Microcosm Experiments

Samples of BIOS and water were collected separately in several sterile 60 mL syringes approximately 2.0 m downgradient from the spring source. Following the same protocol to replicate previous experiments on kinetics of bacterial Fe(II) oxidation7,11,23, a series of four individual 0.72 L batch microcosms were set up in 1.5 L plastic bottles as follows: (i) a chemical control consisting of 0.22 μm filtered creek water, measuring homogenous, abiotic Fe(II) oxidation (Control); (ii) a sterilized control with 310 mg/L of autoclaved BIOS (Autoclaved) and 540 mL of 0.22 μm filtered creek water, measuring autocatalytic Fe(II) oxidation; and two live microcosms, (iii) 330 mg L−1 (Low BIOS); and (iv) 1000 mg L−1 (High BIOS). The dry weight BIOS concentrations were determined at the end of each experiment by drying microcosm contents at 70 °C to a constant weight. Microcosms were filled gently, with syringes emptied slowly and below the liquid surface to minimize the exposure of the BIOS and water to the atmosphere.

Microcosm temperatures, pH, and dissolved O2 (DO) were recorded using a YSI 600 QS sonde. Dissolved Fe(II) concentrations were measured in triplicate samples taken at 10- to 30-minute intervals on 0.22 μm filtered aliquots using a HACH DR/890 colorimeter with HACH Ferrous Iron reagent. The standard errors of average Fe(II) concentrations for the triplicate samples were typically <±10.0%. To assess redox potential fluctuations, open-circuit voltage across a Pt | Ag-AgCl combination electrode was measured continuously at a sampling frequency of 10 Hz (i.e., 10 measurements per second) for the entire duration of each microcosm. The voltage measurements were recorded using a National Instruments data acquisition device (DAQ) controlled by a laptop running LabVIEW 6.0.

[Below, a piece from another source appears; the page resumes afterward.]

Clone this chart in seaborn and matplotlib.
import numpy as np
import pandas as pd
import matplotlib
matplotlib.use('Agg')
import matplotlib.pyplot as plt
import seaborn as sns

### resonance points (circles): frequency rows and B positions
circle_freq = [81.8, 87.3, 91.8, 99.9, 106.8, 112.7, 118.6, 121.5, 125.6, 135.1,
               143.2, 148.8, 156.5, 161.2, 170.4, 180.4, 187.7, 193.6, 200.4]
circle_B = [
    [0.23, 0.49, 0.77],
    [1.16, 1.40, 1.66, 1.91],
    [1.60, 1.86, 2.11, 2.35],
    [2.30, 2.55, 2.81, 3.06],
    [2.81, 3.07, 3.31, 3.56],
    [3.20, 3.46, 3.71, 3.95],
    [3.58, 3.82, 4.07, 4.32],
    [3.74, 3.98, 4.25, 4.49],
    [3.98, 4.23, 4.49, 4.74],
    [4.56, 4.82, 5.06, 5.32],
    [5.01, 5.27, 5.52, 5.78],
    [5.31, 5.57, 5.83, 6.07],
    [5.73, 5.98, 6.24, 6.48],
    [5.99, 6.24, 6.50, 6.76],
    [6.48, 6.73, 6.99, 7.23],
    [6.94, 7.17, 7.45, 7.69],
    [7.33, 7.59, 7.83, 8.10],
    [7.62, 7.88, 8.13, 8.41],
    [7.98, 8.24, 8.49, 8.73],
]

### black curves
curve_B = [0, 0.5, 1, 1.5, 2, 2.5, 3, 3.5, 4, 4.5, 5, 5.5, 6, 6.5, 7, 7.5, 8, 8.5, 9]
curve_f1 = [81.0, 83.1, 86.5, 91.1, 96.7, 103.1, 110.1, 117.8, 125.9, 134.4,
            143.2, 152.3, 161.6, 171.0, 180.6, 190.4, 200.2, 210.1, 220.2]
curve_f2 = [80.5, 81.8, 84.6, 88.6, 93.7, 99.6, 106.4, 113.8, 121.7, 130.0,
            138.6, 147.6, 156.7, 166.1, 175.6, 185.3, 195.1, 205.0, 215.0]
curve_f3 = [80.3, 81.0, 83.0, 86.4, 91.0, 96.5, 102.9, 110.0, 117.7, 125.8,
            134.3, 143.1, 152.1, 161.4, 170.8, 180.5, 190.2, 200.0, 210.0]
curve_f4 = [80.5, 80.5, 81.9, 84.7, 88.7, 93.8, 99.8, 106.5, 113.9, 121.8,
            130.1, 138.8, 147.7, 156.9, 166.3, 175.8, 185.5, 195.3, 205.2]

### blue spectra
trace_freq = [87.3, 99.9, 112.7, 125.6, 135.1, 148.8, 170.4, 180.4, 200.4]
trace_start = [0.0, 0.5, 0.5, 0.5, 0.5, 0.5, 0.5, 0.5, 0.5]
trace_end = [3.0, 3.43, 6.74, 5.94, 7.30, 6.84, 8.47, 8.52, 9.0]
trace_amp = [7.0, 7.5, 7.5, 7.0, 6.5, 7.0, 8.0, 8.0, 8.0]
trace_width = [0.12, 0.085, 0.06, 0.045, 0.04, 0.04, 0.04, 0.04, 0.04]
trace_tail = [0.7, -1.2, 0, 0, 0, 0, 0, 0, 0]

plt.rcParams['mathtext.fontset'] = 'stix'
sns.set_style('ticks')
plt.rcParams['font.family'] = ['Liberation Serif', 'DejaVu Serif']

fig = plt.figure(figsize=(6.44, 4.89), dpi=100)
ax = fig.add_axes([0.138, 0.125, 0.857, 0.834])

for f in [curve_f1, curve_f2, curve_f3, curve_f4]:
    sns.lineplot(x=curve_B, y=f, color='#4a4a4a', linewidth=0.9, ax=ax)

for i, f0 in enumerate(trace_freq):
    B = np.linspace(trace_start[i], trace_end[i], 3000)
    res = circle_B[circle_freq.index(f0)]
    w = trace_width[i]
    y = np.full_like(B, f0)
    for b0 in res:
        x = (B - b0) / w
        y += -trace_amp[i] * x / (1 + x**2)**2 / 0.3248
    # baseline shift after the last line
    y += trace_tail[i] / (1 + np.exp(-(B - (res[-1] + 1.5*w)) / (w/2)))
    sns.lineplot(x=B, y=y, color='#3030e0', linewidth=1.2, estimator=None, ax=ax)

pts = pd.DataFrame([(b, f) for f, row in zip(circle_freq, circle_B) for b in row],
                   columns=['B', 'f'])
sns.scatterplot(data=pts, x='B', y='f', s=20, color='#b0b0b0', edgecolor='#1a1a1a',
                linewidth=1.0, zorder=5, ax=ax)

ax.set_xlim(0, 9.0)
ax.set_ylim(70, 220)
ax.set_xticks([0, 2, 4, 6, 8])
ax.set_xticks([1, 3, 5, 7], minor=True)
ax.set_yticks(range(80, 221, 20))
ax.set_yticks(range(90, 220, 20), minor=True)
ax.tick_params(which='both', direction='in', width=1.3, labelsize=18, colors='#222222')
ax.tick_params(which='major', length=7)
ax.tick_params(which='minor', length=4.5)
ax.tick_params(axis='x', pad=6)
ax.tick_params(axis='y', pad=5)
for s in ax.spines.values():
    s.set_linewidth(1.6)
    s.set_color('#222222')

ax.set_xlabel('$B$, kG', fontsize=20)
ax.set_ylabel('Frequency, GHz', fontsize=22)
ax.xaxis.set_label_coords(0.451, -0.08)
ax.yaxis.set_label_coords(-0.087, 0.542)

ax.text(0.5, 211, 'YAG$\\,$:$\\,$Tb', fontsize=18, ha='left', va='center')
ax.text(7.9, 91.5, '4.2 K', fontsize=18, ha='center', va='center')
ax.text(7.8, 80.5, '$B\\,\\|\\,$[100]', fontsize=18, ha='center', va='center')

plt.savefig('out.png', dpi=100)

Data Analysis and Modeling

Measured microcosm Fe(II) concentrations over time were normalized to starting (i.e., t = 0 Fe(II) concentrations to account for variations between the microcosms, then fit to Eq. 1 by nonlinear regression using Levenberg-Marquardt optimization in STATISTICA 13.2. This was to derive estimates and standard errors for pseudo-first order rate constants kox. The same fitting routine was used to derive parameter estimates and standard errors for logistic decay of characteristic power law scaling exponents (i.e., α value) in Eq. 2 as functions of elapsed reaction time and Gibbs energy for Fe(II) oxidation.

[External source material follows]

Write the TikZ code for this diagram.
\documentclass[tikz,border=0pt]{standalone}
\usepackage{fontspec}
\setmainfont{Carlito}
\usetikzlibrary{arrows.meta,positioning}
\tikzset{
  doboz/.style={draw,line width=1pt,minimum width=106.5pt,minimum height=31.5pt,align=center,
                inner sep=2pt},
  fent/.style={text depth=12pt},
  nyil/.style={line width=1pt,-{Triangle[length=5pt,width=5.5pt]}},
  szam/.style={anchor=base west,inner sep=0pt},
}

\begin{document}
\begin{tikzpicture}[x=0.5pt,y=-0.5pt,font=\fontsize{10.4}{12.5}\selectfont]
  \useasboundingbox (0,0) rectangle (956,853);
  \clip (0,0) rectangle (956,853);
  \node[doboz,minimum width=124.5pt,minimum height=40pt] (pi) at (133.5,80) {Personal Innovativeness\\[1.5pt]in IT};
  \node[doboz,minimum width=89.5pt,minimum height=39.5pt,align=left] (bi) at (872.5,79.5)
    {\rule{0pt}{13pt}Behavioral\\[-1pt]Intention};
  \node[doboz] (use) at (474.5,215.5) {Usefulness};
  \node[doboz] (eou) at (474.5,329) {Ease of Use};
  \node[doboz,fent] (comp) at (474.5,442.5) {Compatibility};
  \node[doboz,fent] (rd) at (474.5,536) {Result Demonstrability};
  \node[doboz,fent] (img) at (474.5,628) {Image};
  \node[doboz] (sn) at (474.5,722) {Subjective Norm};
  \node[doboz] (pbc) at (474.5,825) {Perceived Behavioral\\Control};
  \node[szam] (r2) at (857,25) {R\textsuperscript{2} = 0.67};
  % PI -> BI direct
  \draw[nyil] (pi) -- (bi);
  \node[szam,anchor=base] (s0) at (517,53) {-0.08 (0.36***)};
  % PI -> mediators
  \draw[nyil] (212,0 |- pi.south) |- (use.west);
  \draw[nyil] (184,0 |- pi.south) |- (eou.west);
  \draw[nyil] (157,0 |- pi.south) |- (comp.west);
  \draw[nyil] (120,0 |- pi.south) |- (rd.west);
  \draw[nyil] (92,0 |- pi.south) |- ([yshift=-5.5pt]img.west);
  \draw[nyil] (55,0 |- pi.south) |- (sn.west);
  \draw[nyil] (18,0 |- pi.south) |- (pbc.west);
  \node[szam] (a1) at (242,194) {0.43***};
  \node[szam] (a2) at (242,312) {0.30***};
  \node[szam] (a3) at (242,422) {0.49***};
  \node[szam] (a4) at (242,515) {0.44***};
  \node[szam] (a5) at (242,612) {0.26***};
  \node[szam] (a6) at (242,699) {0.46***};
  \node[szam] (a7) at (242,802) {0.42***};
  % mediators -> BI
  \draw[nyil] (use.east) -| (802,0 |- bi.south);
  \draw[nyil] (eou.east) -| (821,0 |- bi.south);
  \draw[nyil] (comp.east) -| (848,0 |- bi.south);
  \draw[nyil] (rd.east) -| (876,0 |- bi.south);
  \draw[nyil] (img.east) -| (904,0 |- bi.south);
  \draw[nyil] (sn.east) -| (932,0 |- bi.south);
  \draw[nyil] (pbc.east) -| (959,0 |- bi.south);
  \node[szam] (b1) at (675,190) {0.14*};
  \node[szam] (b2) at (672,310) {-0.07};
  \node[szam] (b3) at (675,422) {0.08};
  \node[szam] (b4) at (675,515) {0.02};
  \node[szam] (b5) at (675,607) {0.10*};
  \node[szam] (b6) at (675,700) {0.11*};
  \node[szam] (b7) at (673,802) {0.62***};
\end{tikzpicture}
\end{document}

DFA was implemented in MatLAB, as described previously7,25. The original 10 Hz time series for each DFA start time were down-sampled from 10 Hz to 1 Hz realizations and truncated to a standard window lengths of 1000 s before analysis. The set of scaling exponent estimates was subsequently averaged over all 10 realizations for the same standardized time interval. In order to compare changes in correlation strength with changes in oxidation rate over elapsed time in the microcosms, scaling exponents were calculated sequentially at one-minute intervals with index, i, for the first 27 minutes of elapsed time in each microcosm corresponding to DFA start times \({({t}_{i})}_{{\rm{i}}=0}^{27}\), \({t}_{i}={t}_{0}+i\).